**Records provided**
------------------------------

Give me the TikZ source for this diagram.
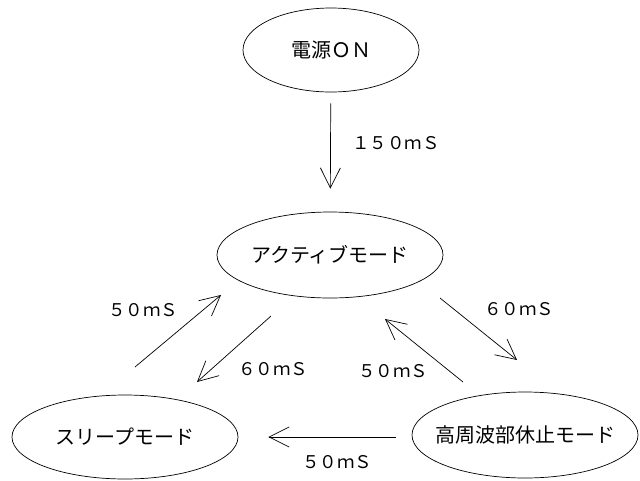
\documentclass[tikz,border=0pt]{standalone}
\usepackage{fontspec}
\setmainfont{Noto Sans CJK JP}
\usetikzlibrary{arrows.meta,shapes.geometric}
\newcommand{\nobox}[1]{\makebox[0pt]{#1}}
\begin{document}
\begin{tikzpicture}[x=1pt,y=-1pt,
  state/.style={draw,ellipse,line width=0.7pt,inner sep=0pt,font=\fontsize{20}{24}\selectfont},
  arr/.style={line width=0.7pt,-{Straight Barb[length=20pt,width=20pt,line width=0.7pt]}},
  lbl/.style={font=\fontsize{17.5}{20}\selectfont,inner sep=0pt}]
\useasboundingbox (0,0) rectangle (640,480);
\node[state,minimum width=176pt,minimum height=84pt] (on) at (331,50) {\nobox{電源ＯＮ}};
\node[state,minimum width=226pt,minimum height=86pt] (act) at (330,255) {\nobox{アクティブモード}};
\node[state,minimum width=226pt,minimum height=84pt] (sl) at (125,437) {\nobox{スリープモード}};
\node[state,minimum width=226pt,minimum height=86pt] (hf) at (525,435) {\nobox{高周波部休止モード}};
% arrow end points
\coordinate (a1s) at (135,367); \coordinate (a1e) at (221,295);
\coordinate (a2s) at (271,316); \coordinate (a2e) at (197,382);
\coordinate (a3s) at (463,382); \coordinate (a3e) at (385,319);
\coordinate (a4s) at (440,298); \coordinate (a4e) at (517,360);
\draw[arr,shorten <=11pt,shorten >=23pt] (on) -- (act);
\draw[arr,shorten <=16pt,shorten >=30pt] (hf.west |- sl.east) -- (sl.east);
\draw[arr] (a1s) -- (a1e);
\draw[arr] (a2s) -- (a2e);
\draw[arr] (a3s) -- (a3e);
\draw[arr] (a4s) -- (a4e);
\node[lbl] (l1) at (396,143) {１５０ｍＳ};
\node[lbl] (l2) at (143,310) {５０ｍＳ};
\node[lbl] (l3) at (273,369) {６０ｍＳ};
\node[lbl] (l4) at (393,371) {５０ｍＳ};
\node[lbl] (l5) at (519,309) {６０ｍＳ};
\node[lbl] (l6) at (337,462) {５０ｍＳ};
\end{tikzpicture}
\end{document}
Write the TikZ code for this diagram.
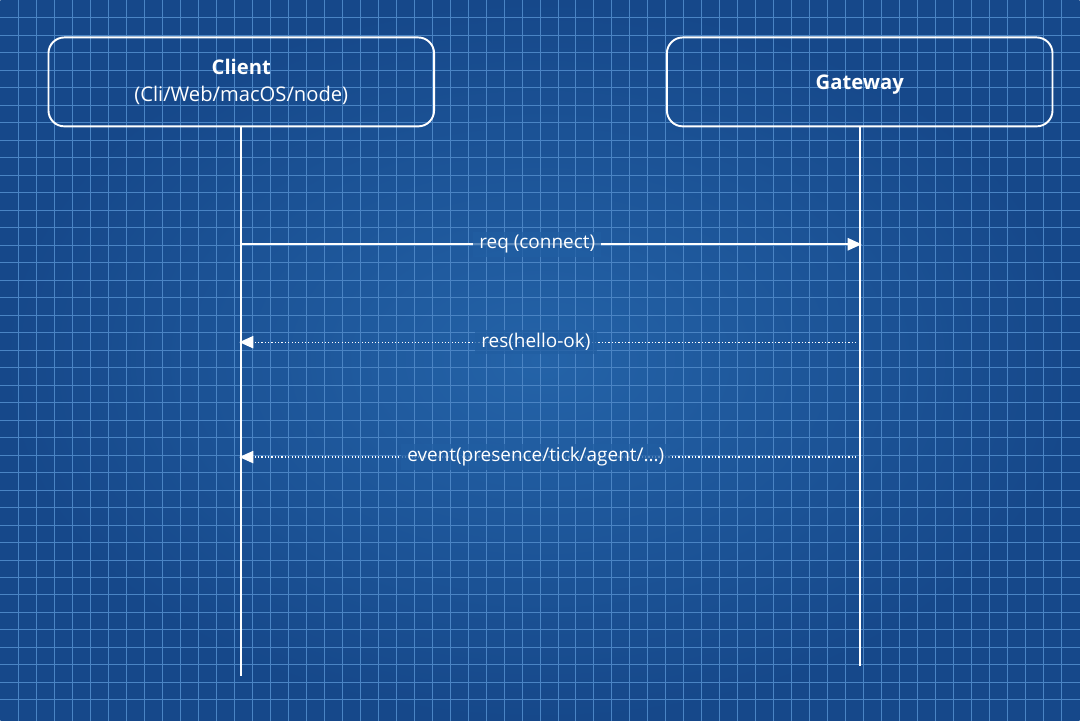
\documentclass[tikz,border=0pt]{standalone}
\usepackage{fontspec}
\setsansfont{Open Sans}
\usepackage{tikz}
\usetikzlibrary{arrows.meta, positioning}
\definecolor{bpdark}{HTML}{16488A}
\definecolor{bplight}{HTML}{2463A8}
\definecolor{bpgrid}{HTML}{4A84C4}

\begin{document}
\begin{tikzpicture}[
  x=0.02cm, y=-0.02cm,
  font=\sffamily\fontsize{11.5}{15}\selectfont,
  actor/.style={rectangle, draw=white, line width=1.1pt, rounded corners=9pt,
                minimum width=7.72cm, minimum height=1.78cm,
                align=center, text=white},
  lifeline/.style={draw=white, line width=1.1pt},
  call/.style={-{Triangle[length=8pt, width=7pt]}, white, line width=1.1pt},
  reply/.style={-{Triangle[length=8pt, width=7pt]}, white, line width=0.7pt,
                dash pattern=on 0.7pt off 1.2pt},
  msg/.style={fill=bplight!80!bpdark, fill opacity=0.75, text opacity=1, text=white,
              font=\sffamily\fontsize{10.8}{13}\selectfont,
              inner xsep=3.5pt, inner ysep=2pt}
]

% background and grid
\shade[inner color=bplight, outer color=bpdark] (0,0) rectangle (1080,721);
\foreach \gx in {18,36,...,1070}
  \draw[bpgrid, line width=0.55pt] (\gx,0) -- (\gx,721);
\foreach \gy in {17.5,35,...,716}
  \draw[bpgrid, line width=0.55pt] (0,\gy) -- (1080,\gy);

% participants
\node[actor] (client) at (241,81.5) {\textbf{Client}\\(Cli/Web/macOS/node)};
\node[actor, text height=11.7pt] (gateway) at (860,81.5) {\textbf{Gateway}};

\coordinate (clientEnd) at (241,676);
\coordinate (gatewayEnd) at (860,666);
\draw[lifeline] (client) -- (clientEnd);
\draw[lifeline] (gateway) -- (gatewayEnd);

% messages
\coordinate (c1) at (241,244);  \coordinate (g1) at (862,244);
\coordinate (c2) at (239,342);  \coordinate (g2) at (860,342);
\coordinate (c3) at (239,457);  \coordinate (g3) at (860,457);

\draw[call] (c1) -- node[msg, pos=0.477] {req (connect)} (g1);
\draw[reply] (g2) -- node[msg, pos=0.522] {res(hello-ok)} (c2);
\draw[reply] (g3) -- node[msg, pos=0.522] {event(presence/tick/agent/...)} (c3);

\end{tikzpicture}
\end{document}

------------------------------

**Your instructions**
Return the material exactly as given, apart from the pictures.

**Response to the task**
Give me the TikZ source for this diagram.
\documentclass[tikz,border=0pt]{standalone}
\usepackage{fontspec}
\setmainfont{Noto Sans CJK JP}
\usetikzlibrary{arrows.meta,shapes.geometric}
\newcommand{\nobox}[1]{\makebox[0pt]{#1}}
\begin{document}
\begin{tikzpicture}[x=1pt,y=-1pt,
  state/.style={draw,ellipse,line width=0.7pt,inner sep=0pt,font=\fontsize{20}{24}\selectfont},
  arr/.style={line width=0.7pt,-{Straight Barb[length=20pt,width=20pt,line width=0.7pt]}},
  lbl/.style={font=\fontsize{17.5}{20}\selectfont,inner sep=0pt}]
\useasboundingbox (0,0) rectangle (640,480);
\node[state,minimum width=176pt,minimum height=84pt] (on) at (331,50) {\nobox{電源ＯＮ}};
\node[state,minimum width=226pt,minimum height=86pt] (act) at (330,255) {\nobox{アクティブモード}};
\node[state,minimum width=226pt,minimum height=84pt] (sl) at (125,437) {\nobox{スリープモード}};
\node[state,minimum width=226pt,minimum height=86pt] (hf) at (525,435) {\nobox{高周波部休止モード}};
% arrow end points
\coordinate (a1s) at (135,367); \coordinate (a1e) at (221,295);
\coordinate (a2s) at (271,316); \coordinate (a2e) at (197,382);
\coordinate (a3s) at (463,382); \coordinate (a3e) at (385,319);
\coordinate (a4s) at (440,298); \coordinate (a4e) at (517,360);
\draw[arr,shorten <=11pt,shorten >=23pt] (on) -- (act);
\draw[arr,shorten <=16pt,shorten >=30pt] (hf.west |- sl.east) -- (sl.east);
\draw[arr] (a1s) -- (a1e);
\draw[arr] (a2s) -- (a2e);
\draw[arr] (a3s) -- (a3e);
\draw[arr] (a4s) -- (a4e);
\node[lbl] (l1) at (396,143) {１５０ｍＳ};
\node[lbl] (l2) at (143,310) {５０ｍＳ};
\node[lbl] (l3) at (273,369) {６０ｍＳ};
\node[lbl] (l4) at (393,371) {５０ｍＳ};
\node[lbl] (l5) at (519,309) {６０ｍＳ};
\node[lbl] (l6) at (337,462) {５０ｍＳ};
\end{tikzpicture}
\end{document}
Write the TikZ code for this diagram.
\documentclass[tikz,border=0pt]{standalone}
\usepackage{fontspec}
\setsansfont{Open Sans}
\usepackage{tikz}
\usetikzlibrary{arrows.meta, positioning}
\definecolor{bpdark}{HTML}{16488A}
\definecolor{bplight}{HTML}{2463A8}
\definecolor{bpgrid}{HTML}{4A84C4}

\begin{document}
\begin{tikzpicture}[
  x=0.02cm, y=-0.02cm,
  font=\sffamily\fontsize{11.5}{15}\selectfont,
  actor/.style={rectangle, draw=white, line width=1.1pt, rounded corners=9pt,
                minimum width=7.72cm, minimum height=1.78cm,
                align=center, text=white},
  lifeline/.style={draw=white, line width=1.1pt},
  call/.style={-{Triangle[length=8pt, width=7pt]}, white, line width=1.1pt},
  reply/.style={-{Triangle[length=8pt, width=7pt]}, white, line width=0.7pt,
                dash pattern=on 0.7pt off 1.2pt},
  msg/.style={fill=bplight!80!bpdark, fill opacity=0.75, text opacity=1, text=white,
              font=\sffamily\fontsize{10.8}{13}\selectfont,
              inner xsep=3.5pt, inner ysep=2pt}
]

% background and grid
\shade[inner color=bplight, outer color=bpdark] (0,0) rectangle (1080,721);
\foreach \gx in {18,36,...,1070}
  \draw[bpgrid, line width=0.55pt] (\gx,0) -- (\gx,721);
\foreach \gy in {17.5,35,...,716}
  \draw[bpgrid, line width=0.55pt] (0,\gy) -- (1080,\gy);

% participants
\node[actor] (client) at (241,81.5) {\textbf{Client}\\(Cli/Web/macOS/node)};
\node[actor, text height=11.7pt] (gateway) at (860,81.5) {\textbf{Gateway}};

\coordinate (clientEnd) at (241,676);
\coordinate (gatewayEnd) at (860,666);
\draw[lifeline] (client) -- (clientEnd);
\draw[lifeline] (gateway) -- (gatewayEnd);

% messages
\coordinate (c1) at (241,244);  \coordinate (g1) at (862,244);
\coordinate (c2) at (239,342);  \coordinate (g2) at (860,342);
\coordinate (c3) at (239,457);  \coordinate (g3) at (860,457);

\draw[call] (c1) -- node[msg, pos=0.477] {req (connect)} (g1);
\draw[reply] (g2) -- node[msg, pos=0.522] {res(hello-ok)} (c2);
\draw[reply] (g3) -- node[msg, pos=0.522] {event(presence/tick/agent/...)} (c3);

\end{tikzpicture}
\end{document}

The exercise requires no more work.